▶ [GOAL OF THE EXERCISE]:
Print only the lines from the top of the data through the line with "const rightTickVals = [0.0, 0.2, 0.4, 0.6];", both included, skipping every picture.

▶ [DATA SEGMENT]:
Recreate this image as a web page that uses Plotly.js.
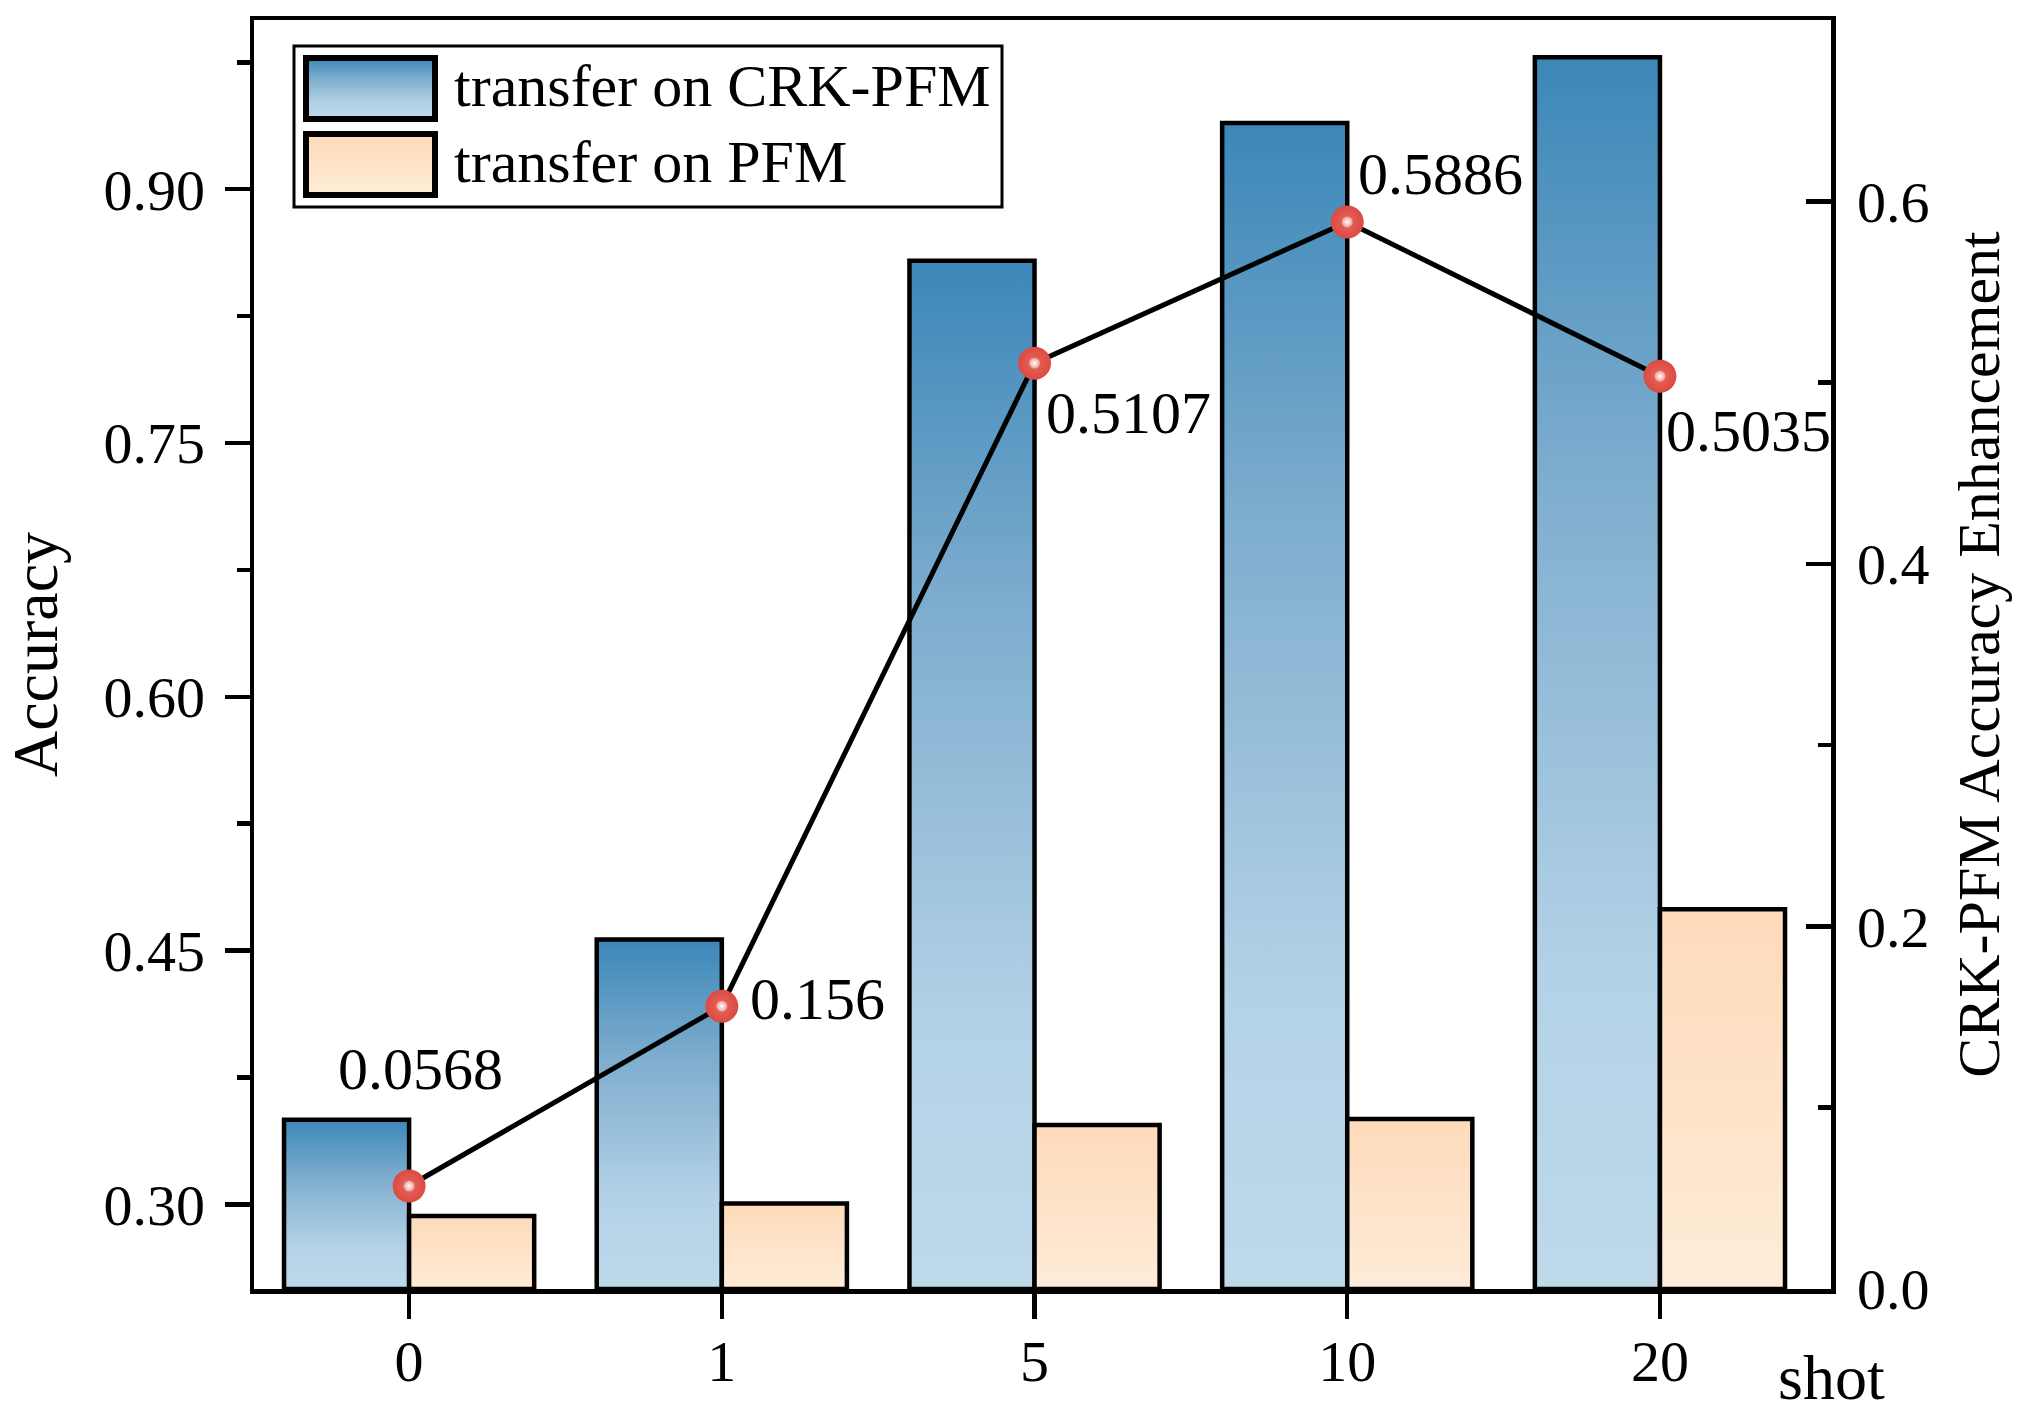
<!DOCTYPE html>
<html>
<head>
<meta charset="utf-8">
<script src="https://cdn.plot.ly/plotly-3.0.1.min.js"></script>
<style>html,body{margin:0;padding:0;background:#fff;}#chart{width:2032px;height:1419px;}</style>
</head>
<body>
<div id="chart"></div>
<script>
// ---------------- data ----------------
const categories = ['0', '1', '5', '10', '20'];
const crkAccuracy = [0.3500, 0.4565, 0.8577, 0.9391, 0.9780];
const pfmAccuracy = [0.2932, 0.3005, 0.3470, 0.3505, 0.4745];
const enhancement = [0.0568, 0.156, 0.5107, 0.5886, 0.5035];
const enhancementLabels = ['0.0568', '0.156', '0.5107', '0.5886', '0.5035'];
const seriesNames = ['transfer on CRK-PFM', 'transfer on PFM'];
const leftTickVals = [0.30, 0.45, 0.60, 0.75, 0.90];
const rightTickVals = [0.0, 0.2, 0.4, 0.6];

// ---------------- style ----------------
const W = 2032, H = 1419;
const M = {l: 254, r: 201, t: 20, b: 130};
const PW = W - M.l - M.r, PH = H - M.t - M.b;
const FONT = 'Liberation Serif, Times New Roman, serif';
const blueScale = [[0, '#BDD9EA'], [0.25, '#B4D2E7'], [0.65, '#80AECF'], [1, '#3B87B8']];
const orangeScale = [[0, '#FEECD8'], [1, '#FEDABA']];
const leftRange = [0.25, 1.0];
const rightRange = [0, 0.7];
const xRange = [-0.496, 4.547];
const barWidth = 0.4;
const LW = 4.5;
const labelStyle = [
  {xanchor: 'center', xshift: 11, yshift: 117},
  {xanchor: 'left', xshift: 26, yshift: 7},
  {xanchor: 'left', xshift: 9, yshift: -50},
  {xanchor: 'left', xshift: 9, yshift: 48},
  {xanchor: 'left', xshift: 4, yshift: -55}
];
const px2x = p => (p - M.l) / PW;
const px2y = p => (H - M.b - p) / PH;

// ---------------- traces ----------------
const traces = [];
const base = leftRange[0];
function barTrace(i, value, offset, scale, name) {
  const x0 = i + offset, x1 = i + offset + barWidth;
  return {
    type: 'scatter', mode: 'lines', name: name, showlegend: false, hoverinfo: 'skip',
    x: [x0, x0, x1, x1, x0], y: [base, value, value, base, base],
    fill: 'toself',
    fillgradient: {type: 'vertical', colorscale: scale},
    line: {color: '#000', width: LW}
  };
}
categories.forEach((c, i) => {
  traces.push(barTrace(i, crkAccuracy[i], -barWidth, blueScale, seriesNames[0]));
  traces.push(barTrace(i, pfmAccuracy[i], 0, orangeScale, seriesNames[1]));
});
const catIdx = categories.map((c, i) => i);
traces.push({
  type: 'scatter', mode: 'lines+markers', x: catIdx, y: enhancement, yaxis: 'y2',
  showlegend: false, hoverinfo: 'skip',
  line: {color: '#000', width: 5},
  marker: {size: 33, color: '#DA4A42', gradient: {type: 'radial', color: '#E8675E'}}
});
traces.push({
  type: 'scatter', mode: 'markers', x: catIdx, y: enhancement, yaxis: 'y2',
  showlegend: false, hoverinfo: 'skip',
  marker: {size: 11, color: '#EE9A93', gradient: {type: 'radial', color: '#FFFFFF'}}
});

// ---------------- annotations ----------------
const annotations = enhancementLabels.map((t, i) => ({
  text: t, x: i, y: enhancement[i], xref: 'x', yref: 'y2', showarrow: false,
  xanchor: labelStyle[i].xanchor, yanchor: 'middle',
  xshift: labelStyle[i].xshift, yshift: labelStyle[i].yshift,
  font: {family: FONT, size: 60, color: '#000'}
}));
annotations.push({
  text: 'shot', xref: 'paper', yref: 'paper', x: 1, y: 0, xanchor: 'center', yanchor: 'middle',
  yshift: -88, showarrow: false, font: {family: FONT, size: 64, color: '#000'}
});
// legend texts
[88, 164].forEach((cy, k) => {
  annotations.push({
    text: seriesNames[k], xref: 'paper', yref: 'paper', x: px2x(452), y: px2y(cy - 2),
    xanchor: 'left', yanchor: 'middle', showarrow: false,
    font: {family: FONT, size: 60, color: '#000'}
  });
});

// legend swatches as gradient images
function swatch(scale) {
  const stops = scale.map(s => `<stop offset='${1 - s[0]}' stop-color='${s[1]}'/>`).reverse().join('');
  const svg = `<svg xmlns='http://www.w3.org/2000/svg' width='135' height='67' viewBox='0 0 135 67' preserveAspectRatio='none'>` +
    `<defs><linearGradient id='g' x1='0' y1='0' x2='0' y2='1'>${stops}</linearGradient></defs>` +
    `<rect x='3' y='3' width='129' height='61' fill='url(#g)' stroke='#000' stroke-width='6'/></svg>`;
  return 'data:image/svg+xml;base64,' + btoa(svg);
}
const images = [
  {source: swatch(blueScale), xref: 'paper', yref: 'paper', x: px2x(303), y: px2y(55),
   sizex: 135 / PW, sizey: 67 / PH, xanchor: 'left', yanchor: 'top', sizing: 'stretch', layer: 'above'},
  {source: swatch(orangeScale), xref: 'paper', yref: 'paper', x: px2x(303), y: px2y(131),
   sizex: 135 / PW, sizey: 67 / PH, xanchor: 'left', yanchor: 'top', sizing: 'stretch', layer: 'above'}
];
const shapes = [
  {type: 'rect', xref: 'paper', yref: 'paper', x0: px2x(294), x1: px2x(1002), y0: px2y(46), y1: px2y(207),
   line: {color: '#000', width: 3}, fillcolor: 'rgba(0,0,0,0)', layer: 'above'}
];

const tickFont = {family: FONT, size: 58, color: '#000'};
const layout = {
  width: W, height: H, margin: M,
  paper_bgcolor: '#fff', plot_bgcolor: '#fff',
  showlegend: false,
  font: {family: FONT, color: '#000'},
  xaxis: {
    range: xRange, tickvals: catIdx, ticktext: categories,
    showline: true, linecolor: '#000', linewidth: LW, mirror: true,
    ticks: 'outside', ticklen: 25, tickwidth: LW, tickcolor: '#000', ticklabelstandoff: -7,
    showgrid: false, zeroline: false, tickfont: tickFont, fixedrange: true
  },
  yaxis: {
    range: leftRange, tickvals: leftTickVals, tickformat: '.2f',
    showline: true, linecolor: '#000', linewidth: LW,
    ticks: 'outside', ticklen: 25, tickwidth: LW, tickcolor: '#000', ticklabelstandoff: 8,
    minor: {dtick: 0.075, tick0: 0.30, ticks: 'outside', ticklen: 13, tickwidth: LW, tickcolor: '#000', showgrid: false},
    showgrid: false, zeroline: false, tickfont: tickFont,
    title: {text: 'Accuracy', font: {family: FONT, size: 64, color: '#000'}, standoff: 26}
  },
  yaxis2: {
    range: rightRange, tickvals: rightTickVals, tickformat: '.1f', overlaying: 'y', side: 'right',
    showline: true, linecolor: '#000', linewidth: LW,
    ticks: 'inside', ticklen: 25, tickwidth: LW, tickcolor: '#000', ticklabelstandoff: 10,
    minor: {dtick: 0.1, tick0: 0, ticks: 'inside', ticklen: 13, tickwidth: LW, tickcolor: '#000', showgrid: false},
    showgrid: false, zeroline: false, tickfont: tickFont,
    title: {text: 'CRK-PFM Accuracy Enhancement', font: {family: FONT, size: 60, color: '#000'}, standoff: 30}
  },
  annotations: annotations, images: images, shapes: shapes
};
Plotly.newPlot('chart', traces, layout, {staticPlot: true, displayModeBar: false});
</script>
</body>
</html>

▶ [RESULT OF THE EXERCISE]:
Recreate this image as a web page that uses Plotly.js.
<!DOCTYPE html>
<html>
<head>
<meta charset="utf-8">
<script src="https://cdn.plot.ly/plotly-3.0.1.min.js"></script>
<style>html,body{margin:0;padding:0;background:#fff;}#chart{width:2032px;height:1419px;}</style>
</head>
<body>
<div id="chart"></div>
<script>
// ---------------- data ----------------
const categories = ['0', '1', '5', '10', '20'];
const crkAccuracy = [0.3500, 0.4565, 0.8577, 0.9391, 0.9780];
const pfmAccuracy = [0.2932, 0.3005, 0.3470, 0.3505, 0.4745];
const enhancement = [0.0568, 0.156, 0.5107, 0.5886, 0.5035];
const enhancementLabels = ['0.0568', '0.156', '0.5107', '0.5886', '0.5035'];
const seriesNames = ['transfer on CRK-PFM', 'transfer on PFM'];
const leftTickVals = [0.30, 0.45, 0.60, 0.75, 0.90];
const rightTickVals = [0.0, 0.2, 0.4, 0.6];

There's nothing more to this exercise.